Attempts To Trace Family of WWI Medal Recipient
Irish Examiner, Thursday, November 13, 2008
By Pat Flynn
A man who discovered a first world war medal on the grounds of a church in Co. Clare has enlisted the help of his local museum to track down the artefact’s rightful owners. The Clare Museum in Ennis has put on display a Victory medal which was awarded to a Private Patrick King of the British Army’s South Lancashire Regiment 2nd Battalion. It is understood that Private King was originally from the Turnpike in Ennis. The medal – discovered in the mud on the ground of Clarecastle Church in Clare – has been offered to the museum to display by local man Alan Barnes after the Clare Museum sought artefacts relating to the so-called war to end all wars.
Despite discovering that Private King was originally from Ennis and that he died of wounds received in France on February 2, 1915, the local taxi driver has been unable to track down the serviceman’s family. Curator of Clare Museum John Rattigan said: “We have placed the medal on display in a bid to track down members of Private King’s family who are the artefact’s rightful owners. According to the 1901 Census, Patrick King was a 17-year-old farm-hand working at a location close to Kildysart in Clare. Besides that there’s very little else we know abut him, let alone the whereabouts of his descendants.”
The Victory medal was instituted in 1919. It was resolved that each of the allies’ should issue a victory medal to their own nationals. The medal has now been placed on display as part of Clare Museum’s exhibition 90 Years On – County Clare and The Great War, marking the end of the Great War.

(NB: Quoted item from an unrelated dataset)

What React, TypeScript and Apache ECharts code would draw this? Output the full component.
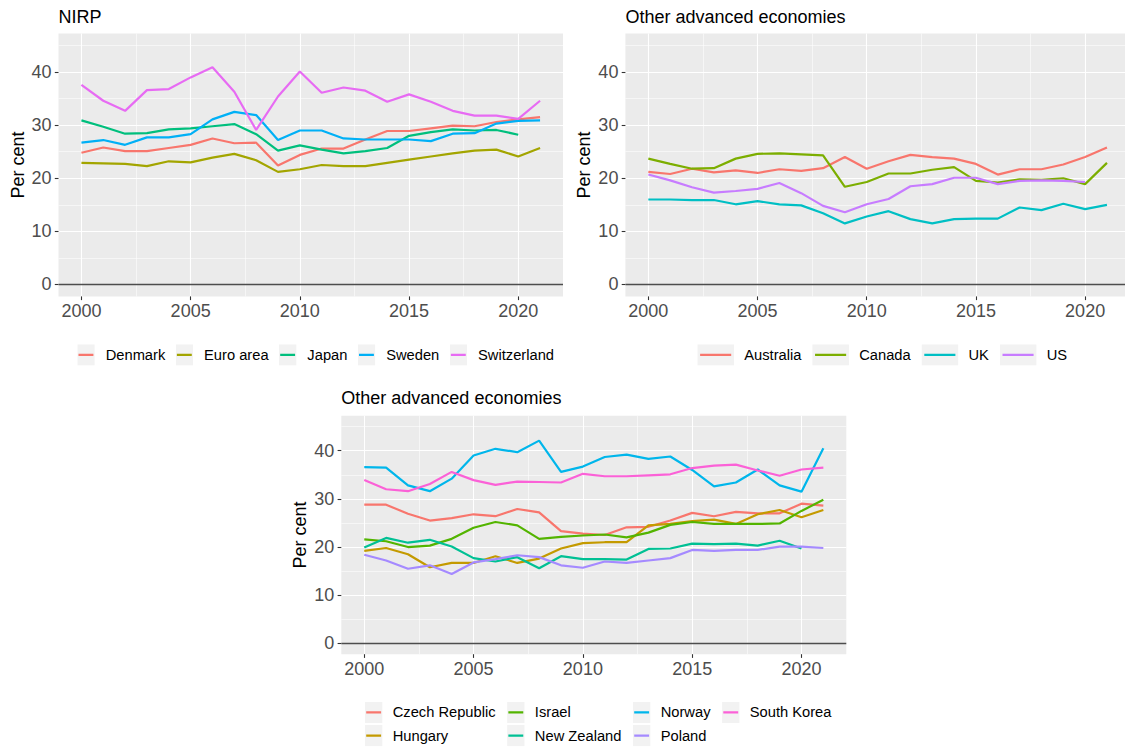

According to Mr. Rattigan: “The story of Clare’s 7,000 world war one participants has been well documented. However, how this Victory Medal ended up buried in mud on the grounds of a local church remains a mystery. I believe that by tracking down members of Private King’s family we can contribute in some way to remembering all of Clare’s soldiers who died in the first world war.”
About 350,000 Irishmen volunteered for service during the war in addition to the 50,000 Irishmen already serving in the regular army and reserve at the outbreak of the war. The 640 men from Co. Clare killed during the fighting were serving with the American, Canadian or British armies.
Among the other items placed on display as part of the exhibition are the medals, photographs and personal stories of more than a dozen Clare men who served in the 1914-1918 War.
90 Years On – County Clare and The Great War will continue at the Clare Museum until Christmas. Admission is free of charge.